Trump’s delay in specifically naming hate groups—the KKK, neo-Nazis and white supremacists—undermined his words on Monday. After self-aggrandizing talk about jobs, the economy and trade, Trump spent a mere four minutes on an “update on horrific attack and violence.” “Racism is evil,” proclaimed a president whose administration is planning to deploy civil rights funds to investigate if affirmative action on college campuses discriminates against whites and Asians. (Just who Trump sees as racist is another question: the Washington Post‘s recent deep dive into Trump’s tweets found him three times more likely to accuse a black person of being racist than a white person.)
Again, omissions spoke volumes. No mention of domestic terrorism. (On Tuesday, Trump said: “You can call it terrorism, you can call it murder, you can call it whatever you want,” allowing that the driver is “a murderer” and “disgrace to himself, his family and his country.”) Trump made no attempt to disassociate himself from neo-Nazis chanting “Heil Trump” attired in his golf-course uniform of white polo, khakis and MAGA baseball hats. He did name 32-year-old Heyer, but referred to her only as “a young American woman.” Notably absent was the sort of fetishistic detail the president likes to employ when talking about the spectre of young women being viciously killed by immigrants.
State troopers Jay Cullen and Burke Bates, killed in a chopper accident, on the other hand, were said to “exemplify the very best of America.” Trump used the opportunity to promise to spend more on policing: “We will spare no resource in fighting so that every American child can grow up free from violence and fear,” he said.
Some Republicans, including South Carolina Sen. Lindsey Graham, chose to be buoyed by Trump’s hollow statements. (“Well done, Mr. President,” Graham tweeted.) White supremacist leader Richard Spencer, the homophobic, misogynistic organizer of the “Unite the Right” rally, mocked it as “kumbaya nonsense”. Spencer understands Trumpspeak: “only a dumb person would take those lines seriously,” he said.
Trump’s signalling wasn’t over.
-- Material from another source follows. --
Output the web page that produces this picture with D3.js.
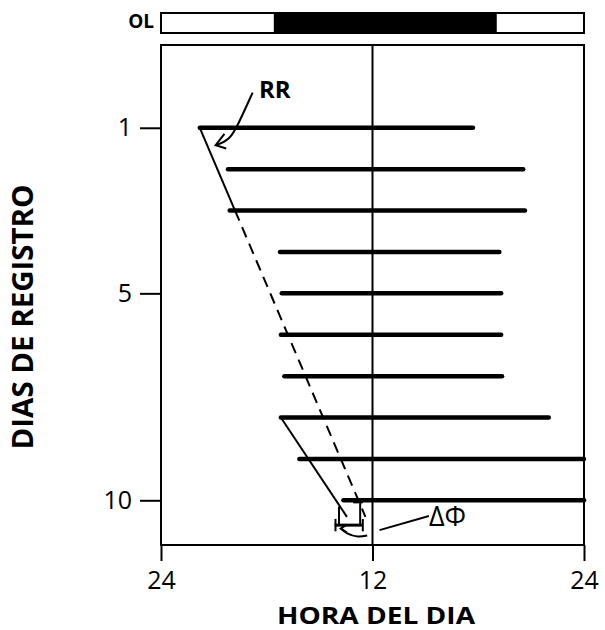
<!DOCTYPE html>
<html>
<head>
<meta charset="utf-8">
<script src="https://cdn.jsdelivr.net/npm/d3@7"></script>
<style>
  body { margin: 0; background: #fff; }
  text { font-family: "Open Sans", "DejaVu Sans", sans-serif; fill: #000; }
</style>
</head>
<body>
<div id="chart"></div>
<script>
// activity per day (hours from midnight, 0 = "24" on the left)
const days = [1, 2, 3, 4, 5, 6, 7, 8, 9, 10];
const onsets = [2.2, 3.8, 3.9, 6.75, 6.85, 6.8, 7.0, 6.8, 7.85, 10.35];
const offsets = [17.7, 20.55, 20.65, 19.2, 19.3, 19.3, 19.35, 22.0, 24, 24];

const hourTicks = [0, 12, 24];
const hourLabels = ["24", "12", "24"];
const dayTicks = [1, 5, 10];

// light / dark bar (OL)
const darkStart = 6.4, darkEnd = 19.05;

// free running line (RR) and re-entrained onsets
const rrLine = [[2.2, 1], [11.6, 10.4]];
const rrSolidTo = 3;
const shiftLine = [[6.8, 8], [10.55, 10.4]];
const phaseBracket = [10.1, 11.3];

const width = 605, height = 630;
const svg = d3.select("#chart").append("svg")
  .attr("width", width).attr("height", height);

const x = d3.scaleLinear().domain([0, 24]).range([161, 584]);
const y = d3.scaleLinear().domain([-1, 11.08]).range([45, 545]);

// OL bar
const ol = svg.append("g");
ol.append("rect").attr("x", x(0)).attr("y", 13).attr("width", x(24) - x(0)).attr("height", 20)
  .attr("fill", "#fff").attr("stroke", "#000").attr("stroke-width", 2);
ol.append("rect").attr("x", x(darkStart)).attr("y", 13).attr("width", x(darkEnd) - x(darkStart)).attr("height", 20)
  .attr("fill", "#000");
ol.append("text").attr("x", 154).attr("y", 28).attr("text-anchor", "end")
  .attr("font-size", 19).attr("font-weight", "bold").text("OL");

// frame
svg.append("rect").attr("x", x(0)).attr("y", y(-1)).attr("width", x(24) - x(0)).attr("height", y(11.08) - y(-1))
  .attr("fill", "none").attr("stroke", "#000").attr("stroke-width", 2);
svg.append("line").attr("x1", x(12)).attr("x2", x(12)).attr("y1", y(-1)).attr("y2", y(11.08))
  .attr("stroke", "#000").attr("stroke-width", 2);

// axes
const xAxis = svg.append("g").attr("transform", "translate(0," + y(11.08) + ")")
  .call(d3.axisBottom(x).tickValues(hourTicks).tickFormat((d, i) => hourLabels[i]).tickSize(16).tickPadding(10));
const yAxis = svg.append("g").attr("transform", "translate(" + x(0) + ",0)")
  .call(d3.axisLeft(y).tickValues(dayTicks).tickSize(21).tickPadding(8));
[xAxis, yAxis].forEach(a => {
  a.select(".domain").remove();
  a.selectAll("line").attr("stroke", "#000").attr("stroke-width", 2);
  a.selectAll("text").attr("font-size", 25).attr("font-family", "'Open Sans', sans-serif").attr("fill", "#000");
});

// activity bars
svg.append("g").selectAll("line")
  .data(days)
  .join("line")
  .attr("x1", (d, i) => x(onsets[i]))
  .attr("x2", (d, i) => x(offsets[i]))
  .attr("y1", d => y(d))
  .attr("y2", d => y(d))
  .attr("stroke", "#000")
  .attr("stroke-width", 4.5)
  .attr("stroke-linecap", "round");

// RR line: solid then dashed extrapolation
const rrAt = d => rrLine[0][0] + (rrLine[1][0] - rrLine[0][0]) * (d - rrLine[0][1]) / (rrLine[1][1] - rrLine[0][1]);
svg.append("line").attr("x1", x(rrLine[0][0])).attr("y1", y(rrLine[0][1]))
  .attr("x2", x(rrAt(rrSolidTo))).attr("y2", y(rrSolidTo))
  .attr("stroke", "#000").attr("stroke-width", 2);
svg.append("line").attr("x1", x(rrAt(rrSolidTo))).attr("y1", y(rrSolidTo))
  .attr("x2", x(rrLine[1][0])).attr("y2", y(rrLine[1][1]))
  .attr("stroke", "#000").attr("stroke-width", 2).attr("stroke-dasharray", "11,7");
svg.append("line").attr("x1", x(shiftLine[0][0])).attr("y1", y(shiftLine[0][1]))
  .attr("x2", x(shiftLine[1][0])).attr("y2", y(shiftLine[1][1]))
  .attr("stroke", "#000").attr("stroke-width", 2);

// phase shift bracket
const br = svg.append("g").attr("stroke", "#000").attr("stroke-width", 2).attr("fill", "none");
br.append("line").attr("x1", x(phaseBracket[0])).attr("x2", x(phaseBracket[0])).attr("y1", y(10.15)).attr("y2", y(10.62));
br.append("line").attr("x1", x(phaseBracket[1])).attr("x2", x(phaseBracket[1])).attr("y1", y(10.05)).attr("y2", y(10.62));
br.append("line").attr("x1", x(phaseBracket[1] - 0.4)).attr("x2", x(phaseBracket[1] + 0.15)).attr("y1", y(10.05)).attr("y2", y(10.05));
br.append("line").attr("x1", x(phaseBracket[0] - 0.25)).attr("x2", x(phaseBracket[1] + 0.1)).attr("y1", y(10.6)).attr("y2", y(10.6))
  .attr("stroke-width", 3);
br.append("path").attr("d", d3.line()([[x(9.9), y(10.45)], [x(9.9), y(10.75)]]));
br.append("path").attr("d", d3.line()([[x(11.45), y(10.45)], [x(11.45), y(10.75)]]));

// leader from delta phi label
br.append("path").attr("d", d3.line()([[x(15.2), y(10.38)], [x(12.4), y(10.72)]]));
br.append("path").attr("d", d3.line().curve(d3.curveBasis)([[x(11.7), y(10.85)], [x(11.2), y(10.9)], [x(10.5), y(10.8)], [x(10.2), y(10.68)]]));
br.append("path").attr("d", d3.line()([[x(10.5), y(10.6)], [x(10.2), y(10.68)], [x(10.55), y(10.78)]]));
svg.append("text").attr("x", x(15.2)).attr("y", y(10.62)).attr("font-size", 27)
  .attr("font-family", "'DejaVu Sans', sans-serif").text("ΔΦ");

// RR annotation
svg.append("text").attr("x", 259).attr("y", 98).attr("font-size", 24).attr("font-weight", "bold").text("RR");
br.append("path").attr("d", d3.line().curve(d3.curveBasis)([[x(5.2), y(0.15)], [x(4.4), y(0.9)], [x(3.9), y(1.3)], [x(3.1), y(1.42)]]));
br.append("path").attr("d", d3.line()([[x(3.6), y(1.15)], [x(3.1), y(1.42)], [x(3.7), y(1.5)]]));

// axis titles
svg.append("text").attr("x", 376).attr("y", 624).attr("text-anchor", "middle")
  .attr("font-size", 23).attr("font-weight", "bold")
  .attr("textLength", 198).attr("lengthAdjust", "spacingAndGlyphs").text("HORA DEL DIA");
svg.append("text").attr("transform", "translate(33,317) rotate(-90)").attr("text-anchor", "middle")
  .attr("font-size", 28).attr("font-weight", "bold")
  .attr("textLength", 265).attr("lengthAdjust", "spacingAndGlyphs").text("DIAS DE REGISTRO");
</script>
</body>
</html>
Lest xenophobes fear he’d abandoned them, Trump floated the promise of a pardon for Joe Arpaio, the ex-Arizona sheriff found guilty two weeks ago of criminal contempt for defying a state judge’s order to stop traffic patrols targeting suspected undocumented immigrants. Anybody schooled in the bizarre semiotics of Trump would also see circular linkage between his first tweet of the day targeting Frazier, that birtherism lie and his last: “Feels good to be home after seven months, but the White House is very special, there is no place like it… and the U.S. is really my home!”
In between, the president turned to Twitter to complain that his delayed repudiation of hate groups hadn’t met with more acclaim by the media, or, as he described them, “truly bad people,” a harsher descriptor than used to describe KKK or neo-Nazis: “Made additional remarks on Charlottesville and realize once again that the #Fake News Media will never be satisfied…truly bad people!”
On Tuesday morning, Trump retweeted, then deleted, a cartoon of a train mowing down a person with a CNN logo placed over their face, under the line: “Nothing can stop the Trump train!!” Three days after a car believed to be driven by a neo-Nazi, Trump supporter killed one and injured more than a dozen counter-protestors, the message was crystal clear: the president of the United States condoned the prospect of a CNN journalist trammelled by the “Trump train.”
By the time Trump stood to defend the “fine people on both sides” on Tuesday afternoon, we couldn’t pretend we hadn’t been warned.